Taipei, Aug. 7 (CNA) Vice President Wu Den-yih on Tuesday urged China to better protect the interests and safety of Taiwanese businesspeople operating there, two days before the two sides are due to sign an investment protection pact.
"Mainland authorities must be willing to show sincerity when they sign the cross-strait investment protection agreement and offer more comprehensive protection of the personal safety and investment rights of Taiwanese businesspeople," Wu said.
China and Taiwan should engage with each other on an equal footing and in a manner that is mutually beneficial and cooperative, he said while speaking at a forum in Taipei held to encourage Chinese investment in Taiwan and industrywide collaboration.
Wu's remarks came two days before the eighth-round of high-level talks between Taiwan and China since 2008, to be held in Taipei.
The two sides are scheduled to seal a long-stalled investment protection pact and a customs cooperation pact aimed at expediting customs clearance procedures.
Lai Shin-yuan, head of the Mainland Affairs Council, Taiwan's top China policy planner, acknowledged at the forum that the investment protection pact would not be a panacea but said it was a good first step toward safeguarding the rights of Taiwanese and Chinese investors.
The best protection will only be achieved when the two sides continue to work out their differences in dealing with disputes and ease their worries about losing their assets and even their lives, she said.
Lai added that the agreement not only addresses the needs of Taiwanese businesspeople but also facilitates the two-way flow of capital, technical know-how and talent and achieves a balance in the exchanges.
As of June, only 267 Chinese investment projects in Taiwan worth US$300 million had been approved, while China has approved close to 40,000 Taiwanese investments in the mainland worth more than US$117.4 billion, Lai said.
Meanwhile, Zhang Mingqing, vice president of the Beijing-based Association for Relations Across the Taiwan Strait (ARATS), called for a better environment for Chinese investors in Taiwan, where he said they face many restrictions.
They include limiting the possible fields in which they can invest, the relatively narrow room for making money, and the inconvenience of businessmen traveling between China and Taiwan, Zhang said.

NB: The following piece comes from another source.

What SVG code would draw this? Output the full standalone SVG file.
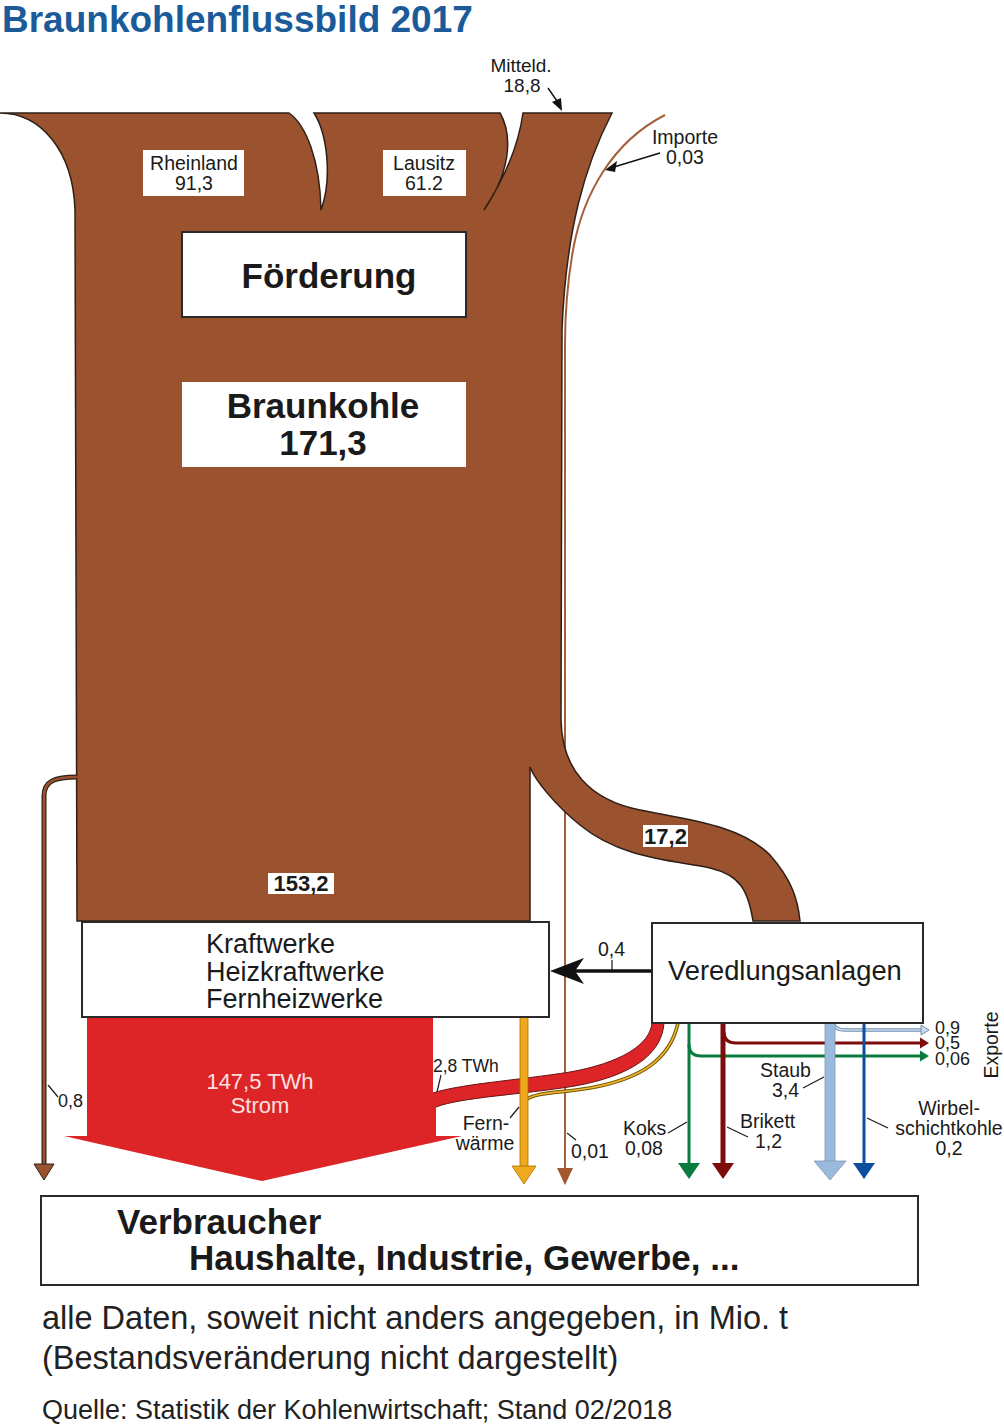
<svg xmlns="http://www.w3.org/2000/svg" width="1004" height="1428" viewBox="0 0 1004 1428">
<style>
text{font-family:"Liberation Sans",Arial,sans-serif;fill:#1a1a1a}
.lbl{font-size:19.5px}
.b{font-weight:bold}
.box{fill:#fff;stroke:#2a2a2a;stroke-width:2}
.wbox{fill:#fff;stroke:none}
.brown{fill:#9b522e;stroke:#2e2018;stroke-width:1.5}
.lead{stroke:#1a1a1a;stroke-width:1.2;fill:none}
</style>
<rect width="1004" height="1428" fill="#fff"/>
<text x="2" y="32" style="font-size:37px;font-weight:bold;fill:#1b5b99">Braunkohlenflussbild 2017</text>

<g id="connectors">
  <!-- Importe line -> 0,01 -->
  <path d="M665 115 C612 142 583 195 573 250 C566 290 565 320 565 345 L565 1170" fill="none" stroke="#a4603a" stroke-width="2"/>
  <polygon points="557,1168 573,1168 565,1185" fill="#a4562f"/>
  <!-- main brown flow -->
  <path class="brown" d="M0 113 L289 113 C306 125 320 160 321 210 C332 180 328 135 314 113 L500 113 C510 130 515 165 484 210 C500 185 518 150 523 113 L612 113 C585 165 566 230 562 330 L561 720 C562 770 590 800 640 810 C690 820 740 825 770 855 C792 880 798 900 800 921 L753 921 C748 890 740 875 710 868 C670 860 620 858 580 825 C555 805 535 780 530 767 L530 921 L77 921 L75 210 C73 150 40 113 0 113 Z"/>
  <!-- 0,8 branch -->
  <path d="M77 777 C55 777 44 781 44 796 L44 1166" fill="none" stroke="#2e2018" stroke-width="5"/>
  <path d="M77 777 C55 777 44 781 44 796 L44 1166" fill="none" stroke="#9b522e" stroke-width="2.6"/>
  <polygon points="34,1164 54,1164 44,1180" fill="#9b522e" stroke="#2e2018" stroke-width="1"/>
  <path class="lead" d="M48 1085 L58 1097"/>
  <!-- Strom red -->
  <path d="M87 1017 L433 1017 L433 1093 C460 1084 520 1080 570 1072 C620 1063 650 1045 652 1023 L664 1023 C662 1055 630 1076 575 1086 C520 1095 462 1097 436 1107 L436 1136 L462 1136 L262 1181 L64 1136 L87 1136 Z" fill="#dd2427"/>
  <path d="M433 1093 C460 1084 520 1080 570 1072 C620 1063 650 1045 652 1023 M664 1023 C662 1055 630 1076 575 1086 C520 1095 462 1097 436 1107" fill="none" stroke="#6a1515" stroke-width="1"/>
  <!-- Fernwaerme yellow thin -->
  <path d="M678 1023 C670 1060 640 1079 590 1088 C560 1093 535 1092 526 1100" fill="none" stroke="#6e5a00" stroke-width="3.6"/>
  <path d="M678 1023 C670 1060 640 1079 590 1088 C560 1093 535 1092 526 1100" fill="none" stroke="#f0b030" stroke-width="1.6"/>
  <!-- Fernwaerme orange vertical -->
  <rect x="520" y="1017" width="8" height="151" fill="#f0a81c" stroke="#a87300" stroke-width="0.8"/>
  <polygon points="512,1166 536,1166 524,1184" fill="#f0a81c" stroke="#a87300" stroke-width="0.8"/>
  <!-- 0,4 arrow -->
  <line x1="652" y1="971" x2="572" y2="971" stroke="#111" stroke-width="3.5"/>
  <path d="M550 971 L584 958 L575 971 L584 984 Z" fill="#111"/>
  <line x1="612" y1="960" x2="612" y2="970" stroke="#111" stroke-width="1.2"/>
  <!-- exports -->
  <path d="M689 1044 Q689 1056 701 1056 L920 1056" fill="none" stroke="#0b7a3e" stroke-width="3"/>
  <polygon points="920,1050.5 929,1056 920,1061.5" fill="#0b7a3e"/>
  <path d="M724 1032 Q724 1043 736 1043 L920 1043" fill="none" stroke="#7d0c0c" stroke-width="3"/>
  <polygon points="920,1037.5 929,1043 920,1048.5" fill="#7d0c0c"/>
  <path d="M834 1024 Q835 1030 845 1030 L922 1030" fill="none" stroke="#6f8fb0" stroke-width="3.6"/>
  <path d="M834 1024 Q835 1030 845 1030 L922 1030" fill="none" stroke="#c8daee" stroke-width="1.6"/>
  <polygon points="921,1025 929,1030 921,1035" fill="#c8daee" stroke="#6f8fb0" stroke-width="1"/>
  <!-- verticals -->
  <line x1="689" y1="1023" x2="689" y2="1164" stroke="#0b7a3e" stroke-width="3"/>
  <polygon points="678,1163 700,1163 689,1179" fill="#0b7a3e"/>
  <line x1="723" y1="1023" x2="723" y2="1164" stroke="#7d0c0c" stroke-width="5"/>
  <polygon points="712,1163 734,1163 723,1179" fill="#7d0c0c"/>
  <rect x="825" y="1023" width="10" height="140" fill="#9bb9dc" stroke="#7a98ba" stroke-width="0.8"/>
  <polygon points="814,1161 846,1161 830,1180" fill="#9bb9dc" stroke="#7a98ba" stroke-width="0.8"/>
  <line x1="864" y1="1023" x2="864" y2="1164" stroke="#0d4f9e" stroke-width="3"/>
  <polygon points="853,1163 875,1163 864,1179" fill="#0d4f9e"/>
  <!-- leaders -->
  <path class="lead" d="M441 1075 L437 1092"/>
  <path class="lead" d="M510 1118 L519 1107"/>
  <path class="lead" d="M567 1133 L576 1140"/>
  <path class="lead" d="M668 1133 L687 1122"/>
  <path class="lead" d="M727 1127 L748 1137"/>
  <path class="lead" d="M803 1088 L824 1077"/>
  <path class="lead" d="M867 1118 L888 1128"/>
  <!-- Importe / Mitteld leaders -->
  <line x1="660" y1="153" x2="614" y2="167" stroke="#111" stroke-width="1.4"/>
  <path d="M605 170 L617 161 L615 172 Z" fill="#111"/>
  <line x1="548" y1="88" x2="557" y2="101" stroke="#111" stroke-width="1.4"/>
  <path d="M562 111 L552 102 L561 98 Z" fill="#111"/>
</g>

<g id="rheinland">
  <rect class="wbox" x="143" y="150" width="101" height="46"/>
  <text class="lbl" x="194" y="170" text-anchor="middle">Rheinland</text>
  <text class="lbl" x="194" y="190" text-anchor="middle">91,3</text>
</g>
<g id="lausitz">
  <rect class="wbox" x="383" y="150" width="83" height="46"/>
  <text class="lbl" x="424" y="170" text-anchor="middle">Lausitz</text>
  <text class="lbl" x="424" y="190" text-anchor="middle">61.2</text>
</g>
<g id="mitteld">
  <text x="521" y="72" text-anchor="middle" style="font-size:19px">Mitteld.</text>
  <text x="522" y="92" text-anchor="middle" style="font-size:19px">18,8</text>
</g>
<g id="importe">
  <text class="lbl" x="685" y="144" text-anchor="middle">Importe</text>
  <text class="lbl" x="685" y="164" text-anchor="middle">0,03</text>
</g>
<g id="foerderung">
  <rect class="box" x="182" y="232" width="284" height="85"/>
  <text class="b" x="329" y="288" text-anchor="middle" style="font-size:35px">Förderung</text>
</g>
<g id="braunkohle">
  <rect class="wbox" x="182" y="382" width="284" height="85"/>
  <text class="b" x="323" y="418" text-anchor="middle" style="font-size:35px">Braunkohle</text>
  <text class="b" x="323" y="455" text-anchor="middle" style="font-size:35px">171,3</text>
</g>
<g id="val1532">
  <rect class="wbox" x="268" y="873" width="66" height="21"/>
  <text class="b" x="301" y="891" text-anchor="middle" style="font-size:22px">153,2</text>
</g>
<g id="val172">
  <rect class="wbox" x="643" y="825" width="45" height="22"/>
  <text class="b" x="665.5" y="844" text-anchor="middle" style="font-size:22px">17,2</text>
</g>
<g id="kraftwerke">
  <rect class="box" x="82" y="922" width="467" height="95"/>
  <text x="206" y="953" style="font-size:27px">Kraftwerke</text>
  <text x="206" y="981" style="font-size:27px">Heizkraftwerke</text>
  <text x="206" y="1008" style="font-size:27px">Fernheizwerke</text>
</g>
<g id="strom">
  <text x="260" y="1089" text-anchor="middle" style="font-size:22px;fill:#fbe0e0">147,5 TWh</text>
  <text x="260" y="1113" text-anchor="middle" style="font-size:22px;fill:#fbe0e0">Strom</text>
</g>
<g id="veredlung">
  <rect class="box" x="652" y="923" width="271" height="100"/>
  <text x="668" y="980" style="font-size:27.3px">Veredlungsanlagen</text>
</g>
<g id="labels">
  <text class="lbl" x="598" y="956">0,4</text>
  <text x="58" y="1107" style="font-size:18px">0,8</text>
  <text x="433" y="1072" style="font-size:17.5px">2,8 TWh</text>
  <text class="lbl" x="486" y="1130" text-anchor="middle">Fern-</text>
  <text class="lbl" x="485" y="1150" text-anchor="middle">wärme</text>
  <text class="lbl" x="571" y="1158">0,01</text>
  <text class="lbl" x="623" y="1135">Koks</text>
  <text class="lbl" x="625" y="1155">0,08</text>
  <text class="lbl" x="740" y="1128">Brikett</text>
  <text class="lbl" x="755" y="1148">1,2</text>
  <text class="lbl" x="760" y="1077">Staub</text>
  <text class="lbl" x="772" y="1097">3,4</text>
  <text class="lbl" x="949" y="1115" text-anchor="middle">Wirbel-</text>
  <text class="lbl" x="949" y="1135" text-anchor="middle">schichtkohle</text>
  <text class="lbl" x="949" y="1155" text-anchor="middle">0,2</text>
  <text x="935" y="1034" style="font-size:18px">0,9</text>
  <text x="935" y="1049" style="font-size:18px">0,5</text>
  <text x="935" y="1065" style="font-size:18px">0,06</text>
  <text class="lbl" transform="translate(998 1045) rotate(-90)" text-anchor="middle">Exporte</text>
</g>
<g id="verbraucher">
  <rect class="box" x="41" y="1196" width="877" height="89"/>
  <text class="b" x="117" y="1234" style="font-size:35px">Verbraucher</text>
  <text class="b" x="189" y="1270" style="font-size:35px">Haushalte, Industrie, Gewerbe, ...</text>
</g>
<g id="notes">
  <text x="42" y="1329" style="font-size:32.5px;fill:#222">alle Daten, soweit nicht anders angegeben, in Mio. t</text>
  <text x="42" y="1369" style="font-size:32.5px;fill:#222">(Bestandsveränderung nicht dargestellt)</text>
  <text x="42" y="1419" style="font-size:27px;fill:#222">Quelle: Statistik der Kohlenwirtschaft; Stand 02/2018</text>
</g>
</svg>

Taiwan did open its doors further to Chinese investment in March, allowing Chinese investors to put their money in an additional 115 manufacturing sectors and an extra 23 categories in both the service and public construction sectors.
Meanwhile, Zheng Lizhong, another ARATS vice president, arrived in Taipei earlier Tuesday to prepare for the upcoming high-level talks with Taiwan's Straits Exchange Foundation (SEF).